The results from this study offer significant advancements in sustainable material technology and paper performance. By utilizing cellulose nanofibers (CNF) from agricultural by-products and combining them with biodegradable PLA and cocoa butter, a waterborne emulsion of PLA and cocoa butter was developed to enhance moisture barrier properties. This was demonstrated by a substantial reduction in water vapor transmission rates and the improved hydrophobicity of the coated papers, highlighting the practical benefits for packaging and specialty papers.

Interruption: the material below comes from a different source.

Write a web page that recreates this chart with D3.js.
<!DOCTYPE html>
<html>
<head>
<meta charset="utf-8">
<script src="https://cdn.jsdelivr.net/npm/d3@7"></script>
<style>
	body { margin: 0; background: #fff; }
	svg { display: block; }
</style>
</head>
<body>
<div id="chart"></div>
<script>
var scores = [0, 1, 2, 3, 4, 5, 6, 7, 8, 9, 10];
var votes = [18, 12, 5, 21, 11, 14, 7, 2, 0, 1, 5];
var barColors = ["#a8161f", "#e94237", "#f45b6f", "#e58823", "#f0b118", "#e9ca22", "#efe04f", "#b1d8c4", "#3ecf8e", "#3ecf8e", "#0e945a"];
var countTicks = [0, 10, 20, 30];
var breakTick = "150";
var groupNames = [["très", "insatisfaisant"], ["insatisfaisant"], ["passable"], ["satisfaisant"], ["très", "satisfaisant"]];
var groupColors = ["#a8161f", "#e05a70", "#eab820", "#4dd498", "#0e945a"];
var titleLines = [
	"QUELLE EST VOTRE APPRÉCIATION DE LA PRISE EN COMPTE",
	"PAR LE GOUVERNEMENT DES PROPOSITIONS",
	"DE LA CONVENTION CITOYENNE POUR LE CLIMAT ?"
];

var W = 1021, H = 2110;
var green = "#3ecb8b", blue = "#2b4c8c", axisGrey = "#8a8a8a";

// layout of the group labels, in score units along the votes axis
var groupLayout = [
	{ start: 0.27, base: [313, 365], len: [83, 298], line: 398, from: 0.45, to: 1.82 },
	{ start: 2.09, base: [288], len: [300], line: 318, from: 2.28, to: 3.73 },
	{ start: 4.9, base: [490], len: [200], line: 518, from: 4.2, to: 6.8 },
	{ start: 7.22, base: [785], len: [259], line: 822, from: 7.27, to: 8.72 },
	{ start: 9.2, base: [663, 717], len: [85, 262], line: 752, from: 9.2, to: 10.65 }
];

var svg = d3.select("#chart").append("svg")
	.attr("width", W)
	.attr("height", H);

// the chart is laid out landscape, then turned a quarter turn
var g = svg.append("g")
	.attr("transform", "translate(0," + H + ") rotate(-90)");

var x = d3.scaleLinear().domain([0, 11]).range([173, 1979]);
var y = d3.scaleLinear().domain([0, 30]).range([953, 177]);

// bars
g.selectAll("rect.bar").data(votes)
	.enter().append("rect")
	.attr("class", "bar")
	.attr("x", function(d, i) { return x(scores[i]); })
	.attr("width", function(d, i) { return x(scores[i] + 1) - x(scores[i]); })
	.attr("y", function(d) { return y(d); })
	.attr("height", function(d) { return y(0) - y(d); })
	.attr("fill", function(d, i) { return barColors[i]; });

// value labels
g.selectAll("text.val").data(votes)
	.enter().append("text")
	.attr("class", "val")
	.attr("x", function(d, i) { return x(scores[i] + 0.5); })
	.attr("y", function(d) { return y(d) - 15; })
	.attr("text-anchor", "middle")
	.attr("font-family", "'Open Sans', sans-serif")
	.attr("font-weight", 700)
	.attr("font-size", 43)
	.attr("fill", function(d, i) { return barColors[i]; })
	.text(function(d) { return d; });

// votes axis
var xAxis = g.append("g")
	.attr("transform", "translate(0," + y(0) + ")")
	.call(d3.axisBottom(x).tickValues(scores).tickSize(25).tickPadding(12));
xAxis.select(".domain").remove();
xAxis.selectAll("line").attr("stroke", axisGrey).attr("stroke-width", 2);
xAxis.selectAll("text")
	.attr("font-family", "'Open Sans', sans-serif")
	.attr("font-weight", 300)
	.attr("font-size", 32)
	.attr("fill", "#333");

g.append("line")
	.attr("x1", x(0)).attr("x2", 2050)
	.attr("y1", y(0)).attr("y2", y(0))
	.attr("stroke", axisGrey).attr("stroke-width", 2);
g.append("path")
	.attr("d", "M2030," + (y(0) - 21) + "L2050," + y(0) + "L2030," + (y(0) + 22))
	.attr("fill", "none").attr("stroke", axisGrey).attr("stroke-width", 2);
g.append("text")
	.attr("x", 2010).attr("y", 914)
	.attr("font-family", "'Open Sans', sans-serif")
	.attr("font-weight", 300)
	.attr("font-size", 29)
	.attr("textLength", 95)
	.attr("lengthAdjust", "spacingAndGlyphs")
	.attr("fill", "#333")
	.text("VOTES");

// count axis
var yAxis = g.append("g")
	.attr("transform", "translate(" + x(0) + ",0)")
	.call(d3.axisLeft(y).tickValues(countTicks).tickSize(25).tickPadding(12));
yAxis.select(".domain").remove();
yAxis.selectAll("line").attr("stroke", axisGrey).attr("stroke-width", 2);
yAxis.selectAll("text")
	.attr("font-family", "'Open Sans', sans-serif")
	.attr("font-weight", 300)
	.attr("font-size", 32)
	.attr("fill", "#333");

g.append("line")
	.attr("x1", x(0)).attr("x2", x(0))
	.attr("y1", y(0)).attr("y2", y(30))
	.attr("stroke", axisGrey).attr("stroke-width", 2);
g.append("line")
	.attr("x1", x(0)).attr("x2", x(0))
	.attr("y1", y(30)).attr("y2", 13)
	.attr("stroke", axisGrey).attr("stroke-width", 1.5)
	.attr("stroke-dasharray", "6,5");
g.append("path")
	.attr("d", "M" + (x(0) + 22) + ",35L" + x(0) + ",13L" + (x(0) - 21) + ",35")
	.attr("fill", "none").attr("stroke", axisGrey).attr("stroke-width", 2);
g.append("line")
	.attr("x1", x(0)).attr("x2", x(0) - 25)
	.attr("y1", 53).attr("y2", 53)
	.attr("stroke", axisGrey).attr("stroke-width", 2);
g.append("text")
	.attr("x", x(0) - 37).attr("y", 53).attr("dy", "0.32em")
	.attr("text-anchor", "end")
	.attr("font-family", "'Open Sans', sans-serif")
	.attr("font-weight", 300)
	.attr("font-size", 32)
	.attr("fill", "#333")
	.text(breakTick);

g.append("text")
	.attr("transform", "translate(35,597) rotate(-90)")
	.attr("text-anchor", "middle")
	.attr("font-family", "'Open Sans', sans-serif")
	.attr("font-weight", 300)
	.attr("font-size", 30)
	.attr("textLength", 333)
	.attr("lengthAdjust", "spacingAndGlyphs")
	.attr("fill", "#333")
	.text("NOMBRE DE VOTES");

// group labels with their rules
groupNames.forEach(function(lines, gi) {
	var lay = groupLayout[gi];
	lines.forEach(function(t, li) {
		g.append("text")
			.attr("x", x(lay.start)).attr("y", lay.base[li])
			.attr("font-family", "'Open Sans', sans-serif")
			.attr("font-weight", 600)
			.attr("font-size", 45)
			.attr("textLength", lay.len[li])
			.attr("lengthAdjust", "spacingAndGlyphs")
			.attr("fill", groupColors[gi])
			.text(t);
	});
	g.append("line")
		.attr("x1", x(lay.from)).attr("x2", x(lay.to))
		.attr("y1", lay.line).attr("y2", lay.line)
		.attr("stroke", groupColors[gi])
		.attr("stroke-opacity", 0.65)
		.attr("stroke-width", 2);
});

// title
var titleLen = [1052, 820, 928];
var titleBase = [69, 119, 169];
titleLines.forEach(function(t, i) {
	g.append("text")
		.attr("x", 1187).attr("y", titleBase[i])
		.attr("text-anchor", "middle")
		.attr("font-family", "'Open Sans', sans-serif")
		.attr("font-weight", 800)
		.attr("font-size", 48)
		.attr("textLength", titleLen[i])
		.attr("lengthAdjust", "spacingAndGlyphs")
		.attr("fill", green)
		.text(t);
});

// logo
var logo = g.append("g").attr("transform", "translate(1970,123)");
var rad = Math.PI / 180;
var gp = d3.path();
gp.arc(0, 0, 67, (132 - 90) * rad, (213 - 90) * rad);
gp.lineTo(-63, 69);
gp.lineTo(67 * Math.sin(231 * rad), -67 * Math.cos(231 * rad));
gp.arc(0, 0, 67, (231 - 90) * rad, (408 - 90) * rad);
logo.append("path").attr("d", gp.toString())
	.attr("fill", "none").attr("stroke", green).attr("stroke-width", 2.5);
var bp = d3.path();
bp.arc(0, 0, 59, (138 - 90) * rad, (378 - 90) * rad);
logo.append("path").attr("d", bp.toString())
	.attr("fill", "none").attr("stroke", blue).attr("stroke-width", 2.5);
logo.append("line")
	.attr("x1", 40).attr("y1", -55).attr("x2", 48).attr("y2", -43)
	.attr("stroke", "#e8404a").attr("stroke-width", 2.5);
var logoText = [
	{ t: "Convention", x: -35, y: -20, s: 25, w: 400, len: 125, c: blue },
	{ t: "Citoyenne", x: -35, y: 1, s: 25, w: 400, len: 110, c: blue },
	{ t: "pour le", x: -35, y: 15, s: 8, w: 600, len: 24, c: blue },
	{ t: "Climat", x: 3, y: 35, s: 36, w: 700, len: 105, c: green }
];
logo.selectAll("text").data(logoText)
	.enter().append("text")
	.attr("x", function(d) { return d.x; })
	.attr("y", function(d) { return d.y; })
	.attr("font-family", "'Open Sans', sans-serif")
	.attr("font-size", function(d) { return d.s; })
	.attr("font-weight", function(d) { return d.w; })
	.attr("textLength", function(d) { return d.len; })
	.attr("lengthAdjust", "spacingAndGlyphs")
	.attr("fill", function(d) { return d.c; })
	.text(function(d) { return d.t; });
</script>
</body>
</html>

The rheological analysis of the Pickering emulsions CNF/PLA and CNF/CB showed shear-thinning behavior, with the presence of yield stress and gel behavior. These rheological characteristics support the use of the emulsions as suspensions for application as paper coatings via the bar-coating method. When applied to Bond and Kraft papers, the emulsions decreased their hydrophilic character and improved the WVTR values by 75.82% and 47.02%, respectively. This improvement is attributed to the formation of a smooth surface with reduced porosity, as observed in FE-SEM images, resulting in slightly hydrophobic surfaces with contact angles of 82.67 ± 4.03° for Bond paper and 87.30 ± 1.69° for Kraft paper. The WVTR values found for coated Kraft and Bond papers were lower than those of commercial papers used for packaging yerba mate. However, to ensure the suitability of these coated papers for food packaging, it is essential to evaluate additional properties, such as air permeability, grease resistance, and coating behavior in various pH environments.